The lie seems more brazen with each telling so let’s make sure to flag all of them. Here’s a nifty catch by Chuck Ross at the Daily Caller from an interview Williams gave to Alec Baldwin two years ago in which he claimed he “briefly” thought he might die when his chopper suffered an attack that never actually happened — but, see, that’s the risk you run when you’re a serious newsman, he goes on to say. That bit comes at 54:30, but I recommend listening at 53:00 to hear him grumble about the “haters” online who like to call him a phony populist. How dare they question the common-man bona fides of a multimillionaire who made up a story about nearly dying from enemy fire to steal a little glory from American troops.

To answer Ed’s question, though, yes, of course Williams’s career will survive. This matrix from Sean Davis will serve you well now and in the future:

Davis thinks Williams will take a temporary leave of absence until this blows over, which should be, oh, by the close of weekday business tomorrow. If this were a Fox News newsman who’d been telling phony war stories, we’d be in the “crucifixion” square of Davis’s table; as it is, we’re in the “wrong lie/right team” square, which means we’re already well on our way to “doesn’t exist.” There’s a slim chance that he gets suspended, I think, but “leave of absence” is more likely. A suspension is something imposed from the top down on a malefactor for wrongdoing; a “leave of absence” is something a person might seek on his own initiative, to punish himself for a lapse. This way, NBC can spin his disappearance from the air for a week or two as evidence of how conscientious and remorseful he is after lying his balls off for 12 years.

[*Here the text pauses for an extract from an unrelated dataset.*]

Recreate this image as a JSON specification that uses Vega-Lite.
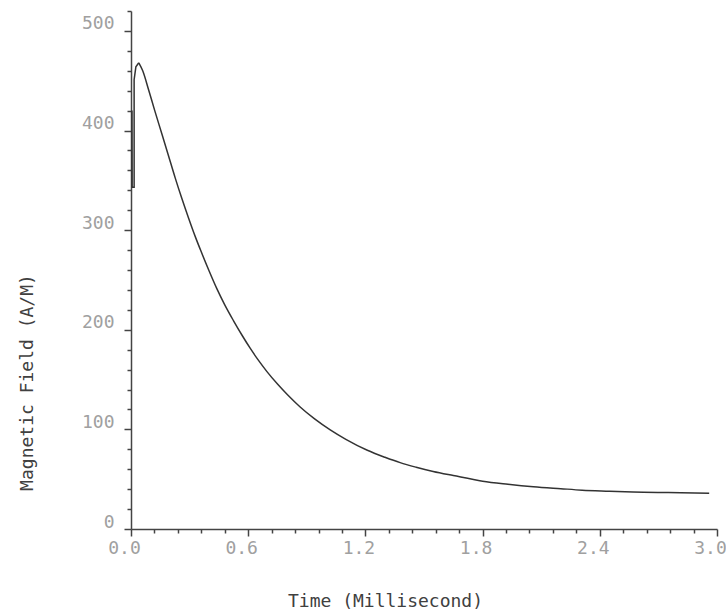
{
  "$schema": "https://vega.github.io/schema/vega-lite/v6.json",
  "autosize": "none",
  "width": 586,
  "height": 518,
  "padding": {"left": 131, "top": 11, "right": 9, "bottom": 86},
  "background": "white",
  "config": {"view": {"stroke": null}},
  "data": {"values": [
    {"i": 0, "t": 0.005, "v": 343},
    {"i": 1, "t": 0.005, "v": 420},
    {"i": 2, "t": 0.006, "v": 343},
    {"i": 3, "t": 0.016, "v": 343},
    {"i": 4, "t": 0.016, "v": 451},
    {"i": 5, "t": 0.025, "v": 464},
    {"i": 6, "t": 0.04, "v": 468},
    {"i": 7, "t": 0.06, "v": 460},
    {"i": 8, "t": 0.09, "v": 441},
    {"i": 9, "t": 0.12, "v": 421},
    {"i": 10, "t": 0.159, "v": 396},
    {"i": 11, "t": 0.19, "v": 376},
    {"i": 12, "t": 0.227, "v": 352},
    {"i": 13, "t": 0.26, "v": 332},
    {"i": 14, "t": 0.295, "v": 312},
    {"i": 15, "t": 0.33, "v": 293},
    {"i": 16, "t": 0.355, "v": 280.5},
    {"i": 17, "t": 0.4, "v": 259},
    {"i": 18, "t": 0.44, "v": 241},
    {"i": 19, "t": 0.48, "v": 225},
    {"i": 20, "t": 0.525, "v": 209},
    {"i": 21, "t": 0.57, "v": 194},
    {"i": 22, "t": 0.61, "v": 181.5},
    {"i": 23, "t": 0.65, "v": 170},
    {"i": 24, "t": 0.696, "v": 158},
    {"i": 25, "t": 0.75, "v": 145.5},
    {"i": 26, "t": 0.8, "v": 135},
    {"i": 27, "t": 0.866, "v": 122.5},
    {"i": 28, "t": 0.94, "v": 110.5},
    {"i": 29, "t": 1.02, "v": 99.5},
    {"i": 30, "t": 1.1, "v": 90},
    {"i": 31, "t": 1.21, "v": 79},
    {"i": 32, "t": 1.3, "v": 72},
    {"i": 33, "t": 1.378, "v": 66.6},
    {"i": 34, "t": 1.46, "v": 62},
    {"i": 35, "t": 1.547, "v": 57.7},
    {"i": 36, "t": 1.65, "v": 53.6},
    {"i": 37, "t": 1.8, "v": 48},
    {"i": 38, "t": 1.93, "v": 45},
    {"i": 39, "t": 2.06, "v": 42.5},
    {"i": 40, "t": 2.2, "v": 40.5},
    {"i": 41, "t": 2.31, "v": 39},
    {"i": 42, "t": 2.45, "v": 38},
    {"i": 43, "t": 2.57, "v": 37.2},
    {"i": 44, "t": 2.75, "v": 36.6},
    {"i": 45, "t": 2.96, "v": 36}
  ]},
  "resolve": {"axis": {"x": "independent", "y": "independent"}},
  "layer": [
    {
      "mark": {"type": "line", "opacity": 0},
      "encoding": {
        "x": {"field": "t", "type": "quantitative", "scale": {"domain": [0, 3], "nice": false, "zero": false},
          "axis": {"orient": "bottom", "values": [0.12,0.24,0.36,0.48,0.72,0.84,0.96,1.08,1.32,1.44,1.56,1.68,1.92,2.04,2.16,2.28,2.52,2.64,2.76,2.88], "labels": false, "domain": false, "grid": false, "tickSize": 4, "tickColor": "#444", "tickWidth": 1.5, "title": null}},
        "y": {"field": "v", "type": "quantitative", "scale": {"domain": [0, 520], "nice": false},
          "axis": {"orient": "left", "values": [20,40,60,80,120,140,160,180,220,240,260,280,320,340,360,380,420,440,460,480,520], "labels": false, "domain": false, "grid": false, "tickSize": 4, "tickColor": "#444", "tickWidth": 1.5, "title": null}},
        "order": {"field": "i", "type": "quantitative"}
      }
    },
    {
      "transform": [{"filter": "datum.i <= 6"}],
      "mark": {"type": "line", "color": "#333333", "strokeWidth": 1.5},
      "encoding": {
        "x": {"field": "t", "type": "quantitative", "axis": null},
        "y": {"field": "v", "type": "quantitative", "axis": null},
        "order": {"field": "i", "type": "quantitative"}
      }
    },
    {
      "transform": [{"filter": "datum.i >= 6"}],
      "mark": {"type": "line", "color": "#333333", "strokeWidth": 1.5, "interpolate": "monotone"},
      "encoding": {
        "x": {"field": "t", "type": "quantitative",
          "axis": {"orient": "bottom", "values": [0, 0.6, 1.2, 1.8, 2.4, 3.0], "format": ".1f", "grid": false,
            "domainColor": "#444", "domainWidth": 1.5, "tickColor": "#444", "tickWidth": 1.5, "tickSize": 7,
            "labelFont": "DejaVu Sans Mono", "labelFontSize": 18, "labelColor": "#a0a0a0", "labelPadding": 3, "labelOffset": -7, "labelFlush": false,
            "title": "Time (Millisecond)", "titleFont": "DejaVu Sans Mono", "titleFontSize": 18, "titleFontWeight": "normal", "titleColor": "#404040",
            "titleX": 254, "titleY": 72, "titleBaseline": "middle", "titleAlign": "center"}},
        "y": {"field": "v", "type": "quantitative",
          "axis": {"orient": "left", "values": [0, 100, 200, 300, 400, 500], "grid": false,
            "domainColor": "#444", "domainWidth": 1.5, "tickColor": "#444", "tickWidth": 1.5, "tickSize": 7,
            "labelFont": "DejaVu Sans Mono", "labelFontSize": 18, "labelColor": "#a0a0a0", "labelPadding": 10, "labelOffset": -7, "labelFlush": false,
            "title": "Magnetic Field (A/M)", "titleFont": "DejaVu Sans Mono", "titleFontSize": 18, "titleFontWeight": "normal", "titleColor": "#404040",
            "titleX": -104, "titleY": 371, "titleBaseline": "middle", "titleAlign": "center", "titleAngle": -90}},
        "order": {"field": "i", "type": "quantitative"}
      }
    }
  ]
}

Big caveat, though: What if other stories he’s been telling about his adventures as a James Bond/Walter Cronkite hybrid start getting challenged? SooperMexican has a clip of him claiming that he stayed in a hotel “overrun with gangs” when he was in New Orleans covering Hurricane Katrina 10 years ago; supposedly, an unnamed policeman rescued him from some sort of attack in a stairwell. Did that happen? Did Williams, as he once claimed, actually see a body floating by from his hotel window? NBC can tolerate this guy taking a dump once on their pretensions to honesty and integrity in news coverage. Two, three, or four dumps is probably a few too many for comfort, though. That’s when they have to flush.

Exit question: If America’s prepared to elect someone president who tells phony war stories, why shouldn’t the people who cover her tell them too?